The entire match hinges on two duels. First, the mid–jungle 2v2. KCorp’s mid laner on control mages versus G2’s mid on a roaming assassin is the classic rock‑paper‑scissors of the Rift. G2’s mid has a 78% kill participation in wins. Shutting down his roam timers is mandatory. Second, the bot lane mismatch. KCorp’s bottom duo prefers a stable, scaling 2v2, while G2’s ADC thrives in chaotic, early all‑ins. If the support roam meta is blunted, G2’s duo will default to heavy trading, and that zone—the river brush on the bot side—will be the most contested pixel on the map. The decisive area is the top‑side river before 14 minutes. G2’s entire early‑game system funnels through Herald setups. If KCorp can collapse with numbers and win the 4v4 around that objective, they force G2 into a late‑game scenario they hate.

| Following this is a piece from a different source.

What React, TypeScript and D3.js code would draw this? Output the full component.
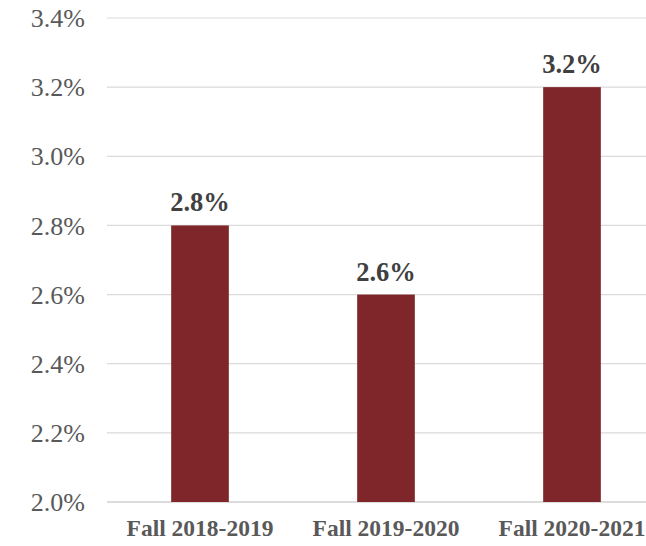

Match Scenario and Prediction

Expect a violent opening. G2 will test KCorp’s discipline with an early invade, likely targeting the blue buff. KCorp’s best chance is to concede and methodically ward defensive lines, baiting G2 into an overcommitted dive. The most probable scenario: G2 secure a 2k gold lead by 12 minutes, but KCorp trade two dragons for a stalled tower push. The mid‑game will see G2 attempt a Baron rush at 22 minutes. If KCorp reads this and zones correctly, the game flips. However, G2’s coordination on these high‑stakes calls is peerless. Look for G2 to target KCorp’s support with repeated pick‑offs, creating a 4v5 window. Prediction: G2 Esports to win, but not cleanly. Expect G2 to cover a –8.5 kill handicap, while total kills exceed 24.5 as KCorp trade death for death in desperate fights.

Final Thoughts

This match will answer one sharp, uncomfortable question: Is Karmine Corp a genuine title contender, or just a very loud pretender waiting for G2 to remind them of their place? The tactical clash is pure—control versus chaos, patience versus anger. But in the LEC, heritage wins until proven otherwise. G2 have the map awareness to dismantle KCorp’s slow rotations, and KCorp have yet to show they can withstand a direct, relentless assault on their decision‑making. Buckle up. The 8th of May is not just a game. It’s a boundary test for European esports’ new order.